» Written instruction:
All of the listing below must be repeated word for word. Pictures are the only thing to omit.

» Data extract:

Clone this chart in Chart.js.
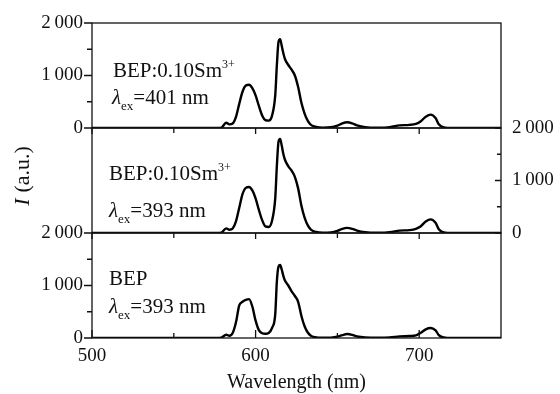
<!DOCTYPE html>
<html><head><meta charset="utf-8">
<script src="https://cdn.jsdelivr.net/npm/chart.js@4.4.1/dist/chart.umd.min.js"></script>
<style>
html,body{margin:0;padding:0;background:#fff;}
#wrap{position:relative;width:560px;height:394px;overflow:hidden;background:#fff;}
canvas{position:absolute;left:0;top:0;}
</style></head><body>
<div id="wrap">
<canvas id="c1" width="560" height="394"></canvas>
<canvas id="c2" width="560" height="394"></canvas>
<canvas id="c3" width="560" height="394"></canvas>
</div>
<script>
// ---- data ----
const wavelength = [500,540,570,576,579, 582,584,586,588,590, 592,594,596,598,600, 602,604,606,608,610, 612,613,614,615,616, 617,618,620,622,624, 626,628,630,632,634, 637,641,646,650,653, 656,659,662,667,675, 682,688,694,698,701, 704,707,710,712,715, 720,735,750];
const smEx401 = [0,0,0,0,5, 100,70,85,210,460, 690,810,825,760,620, 420,240,150,140,230, 620,1200,1640,1690,1560, 1420,1310,1200,1110,1000, 780,480,270,130,55, 20,8,15,45,90, 110,90,50,15,5, 15,50,60,80,130, 215,255,190,70,12, 0,0,0];
const smEx393 = [0,0,0,0,5, 88,62,85,220,480, 740,860,875,810,660, 440,245,125,115,230, 660,1280,1740,1790,1660, 1500,1390,1270,1190,1070, 850,520,290,140,60, 20,8,12,40,80, 97,80,45,15,5, 15,45,55,80,130, 220,260,195,70,12, 0,0,0];
const bepEx393 = [0,0,0,0,5, 62,42,95,300,620, 690,725,740,600,330, 150,90,80,95,190, 450,1080,1360,1390,1300, 1180,1090,1000,890,800, 690,420,220,100,40, 12,5,8,25,55, 75,60,30,10,5, 10,30,38,50,100, 165,190,145,55,10, 0,0,0];
const xTickLabels = [500, 600, 700];
const xMinorTicks = [550, 650];
const yTickLabels = [0, 1000, 2000];
const yMinorTicks = [500, 1500];
const sampleNames = ['BEP:0.10Sm', 'BEP:0.10Sm', 'BEP'];
const excitation = ['=401 nm', '=393 nm', '=393 nm'];

const SERIF = '"Liberation Serif", "Times New Roman", serif';
const fmt = v => { const s = String(v); return s.length > 3 ? s.slice(0, s.length-3) + '\u2009' + s.slice(-3) : s; };

function drawRich(ctx, x, y, parts) {
  let cx = x;
  for (const p of parts) {
    ctx.font = p.font;
    ctx.fillText(p.t, cx, y + (p.dy || 0));
    cx += ctx.measureText(p.t).width;
  }
}

const framePlugin = {
  id: 'frame',
  afterDraw(chart, args, o) {
    const {ctx, chartArea: a} = chart;
    const xs = chart.scales.x, ys = chart.scales.y;
    ctx.save();
    ctx.strokeStyle = '#111';
    ctx.lineWidth = 1.3;
    ctx.strokeRect(a.left, a.top, a.right - a.left, a.bottom - a.top);
    ctx.beginPath();
    const xt = (v, len) => {
      const px = xs.getPixelForValue(v);
      ctx.moveTo(px, a.bottom);
      ctx.lineTo(px, o.xDir === 'down' ? a.bottom + len : a.bottom - len);
    };
    xTickLabels.forEach(v => xt(v, o.xDir === 'down' ? 6 : 8));
    xMinorTicks.forEach(v => xt(v, 5));
    const bx = o.ySide === 'left' ? a.left : a.right;
    const yt = (v, len) => { const py = ys.getPixelForValue(v); ctx.moveTo(bx, py); ctx.lineTo(bx - len, py); };
    yTickLabels.forEach(v => yt(v, o.ySide === 'left' ? 8 : 6));
    yMinorTicks.forEach(v => yt(v, o.ySide === 'left' ? 5 : 4));
    ctx.stroke();

    ctx.fillStyle = '#111';
    ctx.textBaseline = 'alphabetic';
    ctx.textAlign = 'left';
    const t = o.text;
    const l1 = [{t: sampleNames[o.idx], font: '21px ' + SERIF}];
    if (o.sup) l1.push({t: '3+', font: '12px ' + SERIF, dy: -9});
    drawRich(ctx, t.x1, t.y1, l1);
    drawRich(ctx, t.x2, t.y2, [
      {t: '\u03BB', font: 'italic 21px ' + SERIF},
      {t: 'ex', font: '13px ' + SERIF, dy: 6},
      {t: excitation[o.idx], font: '21px ' + SERIF}
    ]);
    if (o.yTitle) {
      ctx.save();
      ctx.translate(22, 176);
      ctx.rotate(-Math.PI / 2);
      ctx.font = 'italic 22px ' + SERIF;
      const w1 = ctx.measureText('I').width;
      ctx.font = '22px ' + SERIF;
      const w2 = ctx.measureText('(a.u.)').width;
      const gap = 6;
      const total = w1 + gap + w2;
      ctx.textBaseline = 'middle';
      ctx.font = 'italic 22px ' + SERIF;
      ctx.fillText('I', -total / 2, 1);
      ctx.font = '22px ' + SERIF;
      ctx.fillText('(a.u.)', -total / 2 + w1 + gap, 1);
      ctx.restore();
    }
    ctx.restore();
  }
};

function makeChart(id, values, cfg) {
  const yAxis = {
    type: 'linear', position: cfg.ySide, min: 0, max: 2000,
    afterBuildTicks: s => { s.ticks = yTickLabels.map(v => ({value: v})); },
    ticks: {display: cfg.yLabels, autoSkip: false, callback: v => fmt(v), color: '#111', padding: cfg.ySide === 'left' ? 9 : 11,
            font: {family: SERIF, size: 19}},
    grid: {display: false, drawTicks: false},
    border: {display: false},
    afterFit: s => { s.width = cfg.ySide === 'left' ? 92 : 59; }
  };
  const xAxis = {
    type: 'linear', min: 500, max: 750, display: cfg.xLabels,
    afterBuildTicks: s => { s.ticks = xTickLabels.map(v => ({value: v})); },
    ticks: {color: '#111', padding: 7, font: {family: SERIF, size: 19}, maxRotation: 0, autoSkip: false},
    grid: {display: false, drawTicks: false},
    border: {display: false},
    title: {display: cfg.xLabels, text: 'Wavelength (nm)', color: '#111', font: {family: SERIF, size: 20}, padding: {top: 0, bottom: -1}}
  };
  if (cfg.xLabels) xAxis.afterFit = s => { s.height = 56; };
  return new Chart(document.getElementById(id), {
    type: 'line',
    data: {datasets: [{
      data: wavelength.map((w, i) => ({x: w, y: values[i]})),
      borderColor: '#000', borderWidth: 2.4, pointRadius: 0,
      cubicInterpolationMode: 'monotone', fill: false
    }]},
    options: {
      responsive: false, animation: false, events: [],
      layout: {padding: cfg.padding, autoPadding: false},
      plugins: {legend: {display: false}, tooltip: {enabled: false}, frame: cfg.frame},
      scales: {x: xAxis, y: yAxis}
    },
    plugins: [framePlugin]
  });
}

makeChart('c1', smEx401, {
  ySide: 'left', yLabels: true, xLabels: false,
  padding: {left: 0, right: 59, top: 23, bottom: 394 - 128},
  frame: {idx: 0, sup: true, xDir: 'down', ySide: 'left', text: {x1: 113, y1: 77, x2: 112, y2: 104}}
});
makeChart('c2', smEx393, {
  ySide: 'right', yLabels: true, xLabels: false,
  padding: {left: 92, right: 0, top: 128, bottom: 394 - 233},
  frame: {idx: 1, sup: true, xDir: 'down', ySide: 'right', yTitle: true, text: {x1: 109, y1: 180, x2: 109, y2: 217}}
});
makeChart('c3', bepEx393, {
  ySide: 'left', yLabels: true, xLabels: true,
  padding: {left: 0, right: 59, top: 233, bottom: 0},
  frame: {idx: 2, sup: false, xDir: 'up', ySide: 'left', text: {x1: 109, y1: 285, x2: 109, y2: 313}}
});
</script>
</body></html>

» Written response:
Clone this chart in Chart.js.
<!DOCTYPE html>
<html><head><meta charset="utf-8">
<script src="https://cdn.jsdelivr.net/npm/chart.js@4.4.1/dist/chart.umd.min.js"></script>
<style>
html,body{margin:0;padding:0;background:#fff;}
#wrap{position:relative;width:560px;height:394px;overflow:hidden;background:#fff;}
canvas{position:absolute;left:0;top:0;}
</style></head><body>
<div id="wrap">
<canvas id="c1" width="560" height="394"></canvas>
<canvas id="c2" width="560" height="394"></canvas>
<canvas id="c3" width="560" height="394"></canvas>
</div>
<script>
// ---- data ----
const wavelength = [500,540,570,576,579, 582,584,586,588,590, 592,594,596,598,600, 602,604,606,608,610, 612,613,614,615,616, 617,618,620,622,624, 626,628,630,632,634, 637,641,646,650,653, 656,659,662,667,675, 682,688,694,698,701, 704,707,710,712,715, 720,735,750];
const smEx401 = [0,0,0,0,5, 100,70,85,210,460, 690,810,825,760,620, 420,240,150,140,230, 620,1200,1640,1690,1560, 1420,1310,1200,1110,1000, 780,480,270,130,55, 20,8,15,45,90, 110,90,50,15,5, 15,50,60,80,130, 215,255,190,70,12, 0,0,0];
const smEx393 = [0,0,0,0,5, 88,62,85,220,480, 740,860,875,810,660, 440,245,125,115,230, 660,1280,1740,1790,1660, 1500,1390,1270,1190,1070, 850,520,290,140,60, 20,8,12,40,80, 97,80,45,15,5, 15,45,55,80,130, 220,260,195,70,12, 0,0,0];
const bepEx393 = [0,0,0,0,5, 62,42,95,300,620, 690,725,740,600,330, 150,90,80,95,190, 450,1080,1360,1390,1300, 1180,1090,1000,890,800, 690,420,220,100,40, 12,5,8,25,55, 75,60,30,10,5, 10,30,38,50,100, 165,190,145,55,10, 0,0,0];
const xTickLabels = [500, 600, 700];
const xMinorTicks = [550, 650];
const yTickLabels = [0, 1000, 2000];
const yMinorTicks = [500, 1500];
const sampleNames = ['BEP:0.10Sm', 'BEP:0.10Sm', 'BEP'];
const excitation = ['=401 nm', '=393 nm', '=393 nm'];

const SERIF = '"Liberation Serif", "Times New Roman", serif';
const fmt = v => { const s = String(v); return s.length > 3 ? s.slice(0, s.length-3) + '\u2009' + s.slice(-3) : s; };

function drawRich(ctx, x, y, parts) {
  let cx = x;
  for (const p of parts) {
    ctx.font = p.font;
    ctx.fillText(p.t, cx, y + (p.dy || 0));
    cx += ctx.measureText(p.t).width;
  }
}

const framePlugin = {
  id: 'frame',
  afterDraw(chart, args, o) {
    const {ctx, chartArea: a} = chart;
    const xs = chart.scales.x, ys = chart.scales.y;
    ctx.save();
    ctx.strokeStyle = '#111';
    ctx.lineWidth = 1.3;
    ctx.strokeRect(a.left, a.top, a.right - a.left, a.bottom - a.top);
    ctx.beginPath();
    const xt = (v, len) => {
      const px = xs.getPixelForValue(v);
      ctx.moveTo(px, a.bottom);
      ctx.lineTo(px, o.xDir === 'down' ? a.bottom + len : a.bottom - len);
    };
    xTickLabels.forEach(v => xt(v, o.xDir === 'down' ? 6 : 8));
    xMinorTicks.forEach(v => xt(v, 5));
    const bx = o.ySide === 'left' ? a.left : a.right;
    const yt = (v, len) => { const py = ys.getPixelForValue(v); ctx.moveTo(bx, py); ctx.lineTo(bx - len, py); };
    yTickLabels.forEach(v => yt(v, o.ySide === 'left' ? 8 : 6));
    yMinorTicks.forEach(v => yt(v, o.ySide === 'left' ? 5 : 4));
    ctx.stroke();

    ctx.fillStyle = '#111';
    ctx.textBaseline = 'alphabetic';
    ctx.textAlign = 'left';
    const t = o.text;
    const l1 = [{t: sampleNames[o.idx], font: '21px ' + SERIF}];
    if (o.sup) l1.push({t: '3+', font: '12px ' + SERIF, dy: -9});
    drawRich(ctx, t.x1, t.y1, l1);
    drawRich(ctx, t.x2, t.y2, [
      {t: '\u03BB', font: 'italic 21px ' + SERIF},
      {t: 'ex', font: '13px ' + SERIF, dy: 6},
      {t: excitation[o.idx], font: '21px ' + SERIF}
    ]);
    if (o.yTitle) {
      ctx.save();
      ctx.translate(22, 176);
      ctx.rotate(-Math.PI / 2);
      ctx.font = 'italic 22px ' + SERIF;
      const w1 = ctx.measureText('I').width;
      ctx.font = '22px ' + SERIF;
      const w2 = ctx.measureText('(a.u.)').width;
      const gap = 6;
      const total = w1 + gap + w2;
      ctx.textBaseline = 'middle';
      ctx.font = 'italic 22px ' + SERIF;
      ctx.fillText('I', -total / 2, 1);
      ctx.font = '22px ' + SERIF;
      ctx.fillText('(a.u.)', -total / 2 + w1 + gap, 1);
      ctx.restore();
    }
    ctx.restore();
  }
};

function makeChart(id, values, cfg) {
  const yAxis = {
    type: 'linear', position: cfg.ySide, min: 0, max: 2000,
    afterBuildTicks: s => { s.ticks = yTickLabels.map(v => ({value: v})); },
    ticks: {display: cfg.yLabels, autoSkip: false, callback: v => fmt(v), color: '#111', padding: cfg.ySide === 'left' ? 9 : 11,
            font: {family: SERIF, size: 19}},
    grid: {display: false, drawTicks: false},
    border: {display: false},
    afterFit: s => { s.width = cfg.ySide === 'left' ? 92 : 59; }
  };
  const xAxis = {
    type: 'linear', min: 500, max: 750, display: cfg.xLabels,
    afterBuildTicks: s => { s.ticks = xTickLabels.map(v => ({value: v})); },
    ticks: {color: '#111', padding: 7, font: {family: SERIF, size: 19}, maxRotation: 0, autoSkip: false},
    grid: {display: false, drawTicks: false},
    border: {display: false},
    title: {display: cfg.xLabels, text: 'Wavelength (nm)', color: '#111', font: {family: SERIF, size: 20}, padding: {top: 0, bottom: -1}}
  };
  if (cfg.xLabels) xAxis.afterFit = s => { s.height = 56; };
  return new Chart(document.getElementById(id), {
    type: 'line',
    data: {datasets: [{
      data: wavelength.map((w, i) => ({x: w, y: values[i]})),
      borderColor: '#000', borderWidth: 2.4, pointRadius: 0,
      cubicInterpolationMode: 'monotone', fill: false
    }]},
    options: {
      responsive: false, animation: false, events: [],
      layout: {padding: cfg.padding, autoPadding: false},
      plugins: {legend: {display: false}, tooltip: {enabled: false}, frame: cfg.frame},
      scales: {x: xAxis, y: yAxis}
    },
    plugins: [framePlugin]
  });
}

makeChart('c1', smEx401, {
  ySide: 'left', yLabels: true, xLabels: false,
  padding: {left: 0, right: 59, top: 23, bottom: 394 - 128},
  frame: {idx: 0, sup: true, xDir: 'down', ySide: 'left', text: {x1: 113, y1: 77, x2: 112, y2: 104}}
});
makeChart('c2', smEx393, {
  ySide: 'right', yLabels: true, xLabels: false,
  padding: {left: 92, right: 0, top: 128, bottom: 394 - 233},
  frame: {idx: 1, sup: true, xDir: 'down', ySide: 'right', yTitle: true, text: {x1: 109, y1: 180, x2: 109, y2: 217}}
});
makeChart('c3', bepEx393, {
  ySide: 'left', yLabels: true, xLabels: true,
  padding: {left: 0, right: 59, top: 233, bottom: 0},
  frame: {idx: 2, sup: false, xDir: 'up', ySide: 'left', text: {x1: 109, y1: 285, x2: 109, y2: 313}}
});
</script>
</body></html>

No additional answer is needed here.